Mr Bruce Smith said: “It is my honour to underwrite the first privately funded chair at St Mary’s University. With Dr Morello in post, the Wolfgang Smith Chair in Philosophy will explore the crossroads of science, classical metaphysics, and the Christian intellectual tradition, and hence help to address the ‘meaning crisis’ that characterises our age”.

The Wolfgang Smith Chair in Philosophy will be dedicated to the pursuit of wisdom especially in relation to those key areas to which Smith himself contributed, highlighting where further fruitful work is yet to be done. Those areas of enquiry are primarily: 1) the dialogue between, and reconciliation of, modern science with classical philosophy; 2) the creative dialogue between the Catholic intellectual tradition and the great spiritual and philosophical traditions of the world; and 3) the retrieval of Christian wisdom as integral to the wider Catholic worldview.

Head of the School of Theology and Catholic Mission at St Mary’s said Dr Jeremy Pilch said, “This is an excellent and exciting development. Relaunching Philosophy at St Mary’s has been a desire, and this endowed chair makes this possible. Offering a distinctive philosophy degree which is consonant with our Catholic theology programmes is a really positive step forward.

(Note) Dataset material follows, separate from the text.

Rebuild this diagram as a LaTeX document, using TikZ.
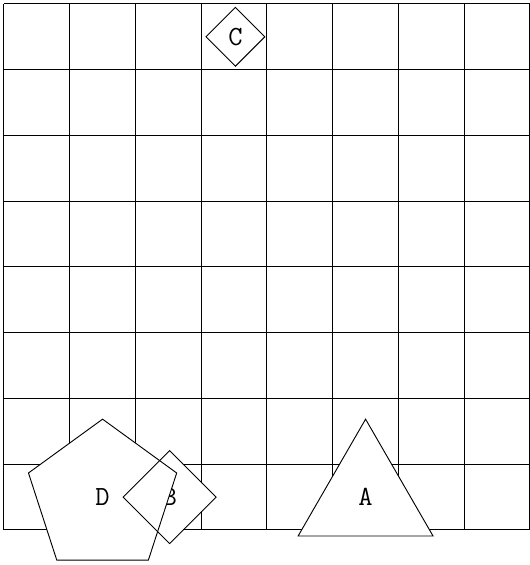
\documentclass[tikz,border=0pt]{standalone}
\usetikzlibrary{shapes.geometric}
\tikzset{
  gridline/.style={draw=black, line width=0.4pt},
  polynode/.style={
    regular polygon, regular polygon sides=#1, draw=black, fill=white,
    minimum size=2.37cm, inner sep=0pt, font=\large\ttfamily
  },
  polynode/.default=3,
  diamondnode/.style={
    diamond, draw=black, fill=white, aspect=1,
    minimum size=#1, inner sep=0pt, font=\large\ttfamily
  },
  diamondnode/.default=0.9cm,
}
\begin{document}
\begin{tikzpicture}
  \useasboundingbox (-0.06,-0.533) rectangle (7.99,8.06);

  % Grid
  \draw[gridline] (0,0) grid (8,8);

  % Small diamond on top
  \node[diamondnode] (C) at (3.52,7.5) {C};

  % Triangle
  \node[polynode=3] (A) at (5.5,0.5) {A};

  % Diamond under the pentagon (border comes later)
  \node[diamondnode=1.4cm, draw=none] (B) at (2.52,0.5) {B};

  % Pentagon
  \node[polynode=5] (D) at (1.5,0.5) {D};

  % Border of B, over the pentagon
  \draw (B.north) -- (B.east) -- (B.south) -- (B.west) -- cycle;
\end{tikzpicture}
\end{document}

Being able to welcome Dr Morello to the university is a great pleasure; he is a real asset and a great addition to our faculty.

“In addition, the research focus on Wolfgang Smith’s work, centring on the interface between modern science, metaphysics, and the Catholic faith, significantly contributes to the mission of the university in re-evangelising our secularised culture”.

Speaking of his appointment, Dr Morello said, “The establishment of this chair, of which I’m delighted to be the incumbent, is the first move towards St Mary’s University becoming the UK’s heart for studies in the classical philosophical tradition which has been persistently fostered by the Catholic Church, of whose mission in this country St Mary’s University is a key part”.

“In an age in which young people in particular are said to be in a ‘meaning crisis’, amid what has been called a rising ‘re-enchantment debate’, wherein there is an observable collapse in trust towards materialist assumptions that have endured through the stages of modernity, the establishment of such a chair—with its associated programmes and research—could not be more fitting in an institution such as St Mary’s University

“I am really looking forward to overseeing the launch of the new philosophy BA next year, as well as supporting post-graduate philosophy students in their research and the production of their theses”.

When asked what will distinguish the study of philosophy at St Mary’s University in comparison with other universities throughout the country, Morello said, “My hope is that, in the future, any prospective students who want to study philosophy as a classical discipline—as a path of initiation into wisdom, in which students come to understand and make their own the greatest insights of the greatest thinkers of our civilisation—will consider studying at St Mary’s University before they look anywhere else”.